See, people also complain about how easily they broke the “time lock” that kept anyone from travelling in or out of the final years of the war. But Moffat wasn’t exactly the first to do that, was he? The time lock has been broken over and over and over again, mostly by the Daleks. One Dalek escaped the Time War in Dalek, only to self-destruct. But the Dalek emperor also escaped the war and rebuilt an entire army of Daleks, only to be wiped out by Bad Wolf Rose. But the Cult of Skaro had also escaped, with an army of Daleks. Their army was sucked into the void between universes and most of the cult was wiped out in a slave revolt, but Dalek Caan escaped, punched through the time lock, and then escaped again with Davros and another Dalek emperor who built yet another Dalek army. Yes, the Doctor clone and Donna wiped them out as well, but one ship survived, found the last progenitor device, and rebuilt the Dalek empire for realsies. And that’s not even mentioning the Master and Rassilon in Out of Time.

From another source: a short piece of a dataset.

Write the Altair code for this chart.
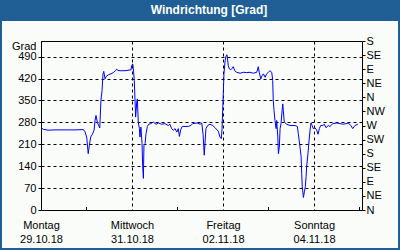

So you’re telling me that the Daleks can do all of that, escape their own genocide no less than four times, but the Doctor finding a way to save his own people is ruining something?
Doctor Who is not about grief. Doctor Who is about wonder. It’s about intellect, romance, and hope, children, hope triumphing over brute force and cynicism. On the worst day of his life, the Doctor burned his own world to end a war and wipe out the Daleks, and the Daleks lived. If there was a way, any way, to end the Time War without killing his own people, why shouldn’t he take it?
And that’s what The Moment, the doomsday machine so powerful it became sentient and grew a conscience, tried to offer him. Another way. It has the power to burn a galaxy, but doesn’t want to, so instead it used its power to break the rules of time and open a hole out of the time lock, allowing three incarnations of the Doctor to come together, allowing the War Doctor to see what he would become in the wake of his horrible choice.
And allowing Clara Oswald to remind all of them of who the Doctor is. Of the promise he made in naming himself the Doctor: neither cruel nor cowardly, never give up, never give in.
Clara saves the Doctor, so that the Doctor can save Gallifrey, by doing what the Doctor does: something impossible. And something wonderful.
That doesn’t ruin the series. That embraces it. And nothing was changed or erased: the older incarnations forget, and the weight of the horrible decision is left in place, because, as they ask, how many worlds did he save out of that guilt? They simply give him a chance to save his own people. They undo something from the Davies era, an era I remind you represents 10% of Who history, and in the process, they open up the door for the return of a huge portion of the mythos that the Davies era cut out. Romana, his Time Lord companion from the 70s; Time Lord enemies the Master, the Rani, and Rassilon; and dare I hope? Dare I hope against all hope? He may yet fulfill that ancient promise he made to his granddaughter.
I can watch Sons of Anarchy if I want to watch a series of bad things happen to people because of their mistakes. This is Doctor Who. This is a series where anything can happen if you’re clever enough, if you dare to hope enough. Where every impossible choice has a better option if you’re willing to find it.
And if that ruins the show for you? I’m sorry, but we have not been watching the same show. And I think I prefer mine.